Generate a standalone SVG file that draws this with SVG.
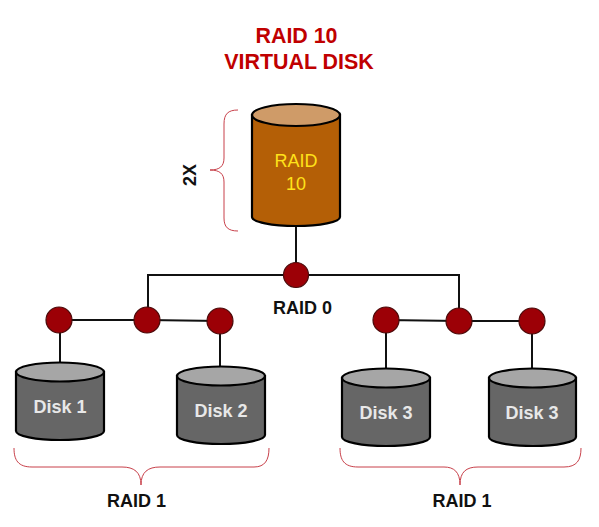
<svg xmlns="http://www.w3.org/2000/svg" width="599" height="527" viewBox="0 0 599 527">
<style>
text{font-family:"Liberation Sans",Arial,sans-serif;text-anchor:middle}
.t{font-size:21.4px;font-weight:bold;fill:#c00000}
.l{font-size:18px;font-weight:bold;fill:#111}
.d{font-size:18px;font-weight:bold;fill:#e8e8e8}
.r{font-size:18px;fill:#ffe21a}
.w{stroke:#111;stroke-width:2;fill:none}
.b{stroke:#c8404a;stroke-width:1;fill:none}
.n{fill:#9c0006;stroke:#4a0a0a;stroke-width:1.2}
.body{fill:#666;stroke:#000;stroke-width:2.2}
.lid{fill:#a6a6a6;stroke:#000;stroke-width:2.2}
</style>
<rect width="599" height="527" fill="#fff"/>
<text class="t" x="296.500" y="43">RAID 10</text>
<text class="t" x="299" y="69">VIRTUAL DISK</text>
<g id="connectors">
<path class="w" d="M296 226V275M148 308V275H459V321"/>
<path class="w" d="M59 320L147 320L220 321M60 320V362M220 321V367"/>
<path class="w" d="M386 320L459 321H532M386 320V369M532 321V369"/>
</g>
<g id="raid10">
<path d="M252 115V217C252 222 272 226 296 226S340 222 340 217V115Z" fill="#b45f06" stroke="#000" stroke-width="2.2"/>
<ellipse cx="296" cy="115" rx="44" ry="11" fill="#cf9b68" stroke="#000" stroke-width="2.2"/>
<text class="r" x="296" y="167">RAID</text>
<text class="r" x="296" y="190">10</text>
</g>
<g id="disk1">
<path class="body" d="M16 372V431C16 436 36 440 60 440S104 436 104 431V372Z"/>
<ellipse class="lid" cx="60" cy="372" rx="44" ry="9.5"/>
<text class="d" x="60" y="413">Disk 1</text>
</g>
<g id="disk2">
<path class="body" d="M177 376V435C177 440 197 444 221 444S265 440 265 435V376Z"/>
<ellipse class="lid" cx="221" cy="376" rx="44" ry="9.5"/>
<text class="d" x="221" y="417">Disk 2</text>
</g>
<g id="disk3a">
<path class="body" d="M342 378V437C342 442 362 446 386 446S430 442 430 437V378Z"/>
<ellipse class="lid" cx="386" cy="378" rx="44" ry="9.5"/>
<text class="d" x="386" y="419">Disk 3</text>
</g>
<g id="disk3b">
<path class="body" d="M489 378V437C489 442 509 446 533 446S576 442 576 437V378Z"/>
<ellipse class="lid" cx="532.500" cy="378" rx="43.500" ry="9.500"/>
<text class="d" x="532" y="419">Disk 3</text>
</g>
<g id="nodes">
<circle id="n0" class="n" cx="296" cy="275" r="12.500"/>
<circle id="n1" class="n" cx="59" cy="320" r="13"/>
<circle id="n2" class="n" cx="147" cy="320" r="13"/>
<circle id="n3" class="n" cx="220" cy="321" r="13"/>
<circle id="n4" class="n" cx="386" cy="320" r="13"/>
<circle id="n5" class="n" cx="459" cy="321" r="13"/>
<circle id="n6" class="n" cx="532" cy="321" r="13"/>
</g>
<g id="braces">
<path class="b" d="M238 110C228 110 224 114 224 124V158C224 166 220 170 210 170C220 170 224 174 224 182V218C224 227 228 231 238 231"/>
<path class="b" d="M14 448C14 460 18 467 32 467H122C134 467 141 472 141 485C141 472 148 467 160 467H254C265 467 269 460 269 448"/>
<path class="b" d="M340 448C340 460 344 467 358 467H444C454 467 460 472 460 485C460 472 466 467 478 467H564C577 467 581 460 581 448"/>
</g>
<text class="l" x="302.500" y="314">RAID 0</text>
<text class="l" x="136.500" y="507">RAID 1</text>
<text class="l" x="462" y="507">RAID 1</text>
<text class="l" transform="translate(196 175) rotate(-90)">2X</text>
</svg>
--
Given exercise: Transcribe the whole listing exactly. Pictures are excluded.

Completed task:
Generate a standalone SVG file that draws this with SVG.
<svg xmlns="http://www.w3.org/2000/svg" width="599" height="527" viewBox="0 0 599 527">
<style>
text{font-family:"Liberation Sans",Arial,sans-serif;text-anchor:middle}
.t{font-size:21.4px;font-weight:bold;fill:#c00000}
.l{font-size:18px;font-weight:bold;fill:#111}
.d{font-size:18px;font-weight:bold;fill:#e8e8e8}
.r{font-size:18px;fill:#ffe21a}
.w{stroke:#111;stroke-width:2;fill:none}
.b{stroke:#c8404a;stroke-width:1;fill:none}
.n{fill:#9c0006;stroke:#4a0a0a;stroke-width:1.2}
.body{fill:#666;stroke:#000;stroke-width:2.2}
.lid{fill:#a6a6a6;stroke:#000;stroke-width:2.2}
</style>
<rect width="599" height="527" fill="#fff"/>
<text class="t" x="296.500" y="43">RAID 10</text>
<text class="t" x="299" y="69">VIRTUAL DISK</text>
<g id="connectors">
<path class="w" d="M296 226V275M148 308V275H459V321"/>
<path class="w" d="M59 320L147 320L220 321M60 320V362M220 321V367"/>
<path class="w" d="M386 320L459 321H532M386 320V369M532 321V369"/>
</g>
<g id="raid10">
<path d="M252 115V217C252 222 272 226 296 226S340 222 340 217V115Z" fill="#b45f06" stroke="#000" stroke-width="2.2"/>
<ellipse cx="296" cy="115" rx="44" ry="11" fill="#cf9b68" stroke="#000" stroke-width="2.2"/>
<text class="r" x="296" y="167">RAID</text>
<text class="r" x="296" y="190">10</text>
</g>
<g id="disk1">
<path class="body" d="M16 372V431C16 436 36 440 60 440S104 436 104 431V372Z"/>
<ellipse class="lid" cx="60" cy="372" rx="44" ry="9.5"/>
<text class="d" x="60" y="413">Disk 1</text>
</g>
<g id="disk2">
<path class="body" d="M177 376V435C177 440 197 444 221 444S265 440 265 435V376Z"/>
<ellipse class="lid" cx="221" cy="376" rx="44" ry="9.5"/>
<text class="d" x="221" y="417">Disk 2</text>
</g>
<g id="disk3a">
<path class="body" d="M342 378V437C342 442 362 446 386 446S430 442 430 437V378Z"/>
<ellipse class="lid" cx="386" cy="378" rx="44" ry="9.5"/>
<text class="d" x="386" y="419">Disk 3</text>
</g>
<g id="disk3b">
<path class="body" d="M489 378V437C489 442 509 446 533 446S576 442 576 437V378Z"/>
<ellipse class="lid" cx="532.500" cy="378" rx="43.500" ry="9.500"/>
<text class="d" x="532" y="419">Disk 3</text>
</g>
<g id="nodes">
<circle id="n0" class="n" cx="296" cy="275" r="12.500"/>
<circle id="n1" class="n" cx="59" cy="320" r="13"/>
<circle id="n2" class="n" cx="147" cy="320" r="13"/>
<circle id="n3" class="n" cx="220" cy="321" r="13"/>
<circle id="n4" class="n" cx="386" cy="320" r="13"/>
<circle id="n5" class="n" cx="459" cy="321" r="13"/>
<circle id="n6" class="n" cx="532" cy="321" r="13"/>
</g>
<g id="braces">
<path class="b" d="M238 110C228 110 224 114 224 124V158C224 166 220 170 210 170C220 170 224 174 224 182V218C224 227 228 231 238 231"/>
<path class="b" d="M14 448C14 460 18 467 32 467H122C134 467 141 472 141 485C141 472 148 467 160 467H254C265 467 269 460 269 448"/>
<path class="b" d="M340 448C340 460 344 467 358 467H444C454 467 460 472 460 485C460 472 466 467 478 467H564C577 467 581 460 581 448"/>
</g>
<text class="l" x="302.500" y="314">RAID 0</text>
<text class="l" x="136.500" y="507">RAID 1</text>
<text class="l" x="462" y="507">RAID 1</text>
<text class="l" transform="translate(196 175) rotate(-90)">2X</text>
</svg>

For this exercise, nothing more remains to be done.